Ok, so maybe the last two are just exaggerations but it still doesn’t change the fact that no matter what the weather’s doing, National Rail will always find some reason to FREAK OUT and screw up the entire rail network. A bit like that bit in A Bug’s Life where the leaf lands on the ant line: “I’m LOOOSSSTTTT!”
*sigh* …I’m not even going to start about the annual UK Snowmageddon fiasco. Can open, worms everywhere.
4 – Replacement Hell-Buses
The mere mention of replacement buses sends a shiver down my spine. There is literally nothing worse. It’s basically the whole hellish train scenario but placed on a slower, bumpier and grubbier form of transit. So when you turn up at the station eager to get to wherever you’re going only to find you have to spend double the time listening to screaming toddlers and avoiding weirdo’s, it’s a lot like being told you’re being taken to Nando’s instead of The Wolseley.
Not only that, but a journey that was originally going to take you two hours is now going to take you six. You could fly to New York in that time. In fact you could fly to the Costa Brava, spend an hour on the beach and fly back in that time. Replacement buses: just say no.
5 – Stupid Staff
Here’s an area I particularly take issue with. Now, I know that working on a train that goes back and forth from the same two destinations all day must be pretty uninspiring, but if you’re going to work in a customer-facing role you should really learn how to interact with other humans. And that means being able to a – understand English, and b – speak English.
A couple of weeks ago, when all the trains were either delayed or cancelled due to a leaf being on the line somewhere in Somerset, I finally managed to find a train leaving within the next five minutes and with my home town being the first stop. The main board said so, the board on the platform said so and the guard standing by the train where I got on also said so. Brilliant!
Only it wasn’t brilliant at all. Half an hour later, as my train should’ve been pulling into my stop, we were still going at full speed. Then we slowed down but only enough to see my station move past me at 10mph then fade into the darkness. 45 minutes later and there I was at my mystery destination, pretty much on the south coast, and having to fork out more money in order to get home. Thanks a lot National Rail. Not only had the doofus on the platform lied to me, but the minion of satan who checked my ticket on the train also failed to mention I was on the wrong one.
6 – Prices
It’s like paying to be kicked in the face. I know people who pay over a third of their salary in order to commute, and what do they get in return? All of the above.

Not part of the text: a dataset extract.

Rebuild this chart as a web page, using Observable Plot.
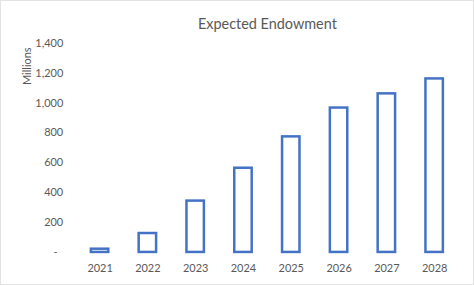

Every January, in some kind of sadistic attempt to thwart any New Year glee, up go the train fares. Fair enough it's the start of the year so putting them up then sort of makes good sense, but why pick a time when everyone’s broke, slightly fatter than they should be and upset that they have to go back to the office? Why? WHY????
Then there’s the weather to contend with. January – the month equivalent of finding a load of grotty tealeaves in the bottom of your mug: miserable and surprising in a bad way. January guarantees rain, gales and snow. So when you’re stuck on a train just outside of Clapham Junction because there’s 1mm of snow in Essex, you begin to resent the fact that you’ve actually paid through the nose for this experience. Luckily though, thanks to the amount of morbidly obese people taking up two seats on trains these days, if you're stuck long enough for cannibalism to become an option, be safe in the knowledge that the fatties will last you at least a week. Every cloud and all that!
So in a nut shell… National Rail, YOU SUCK.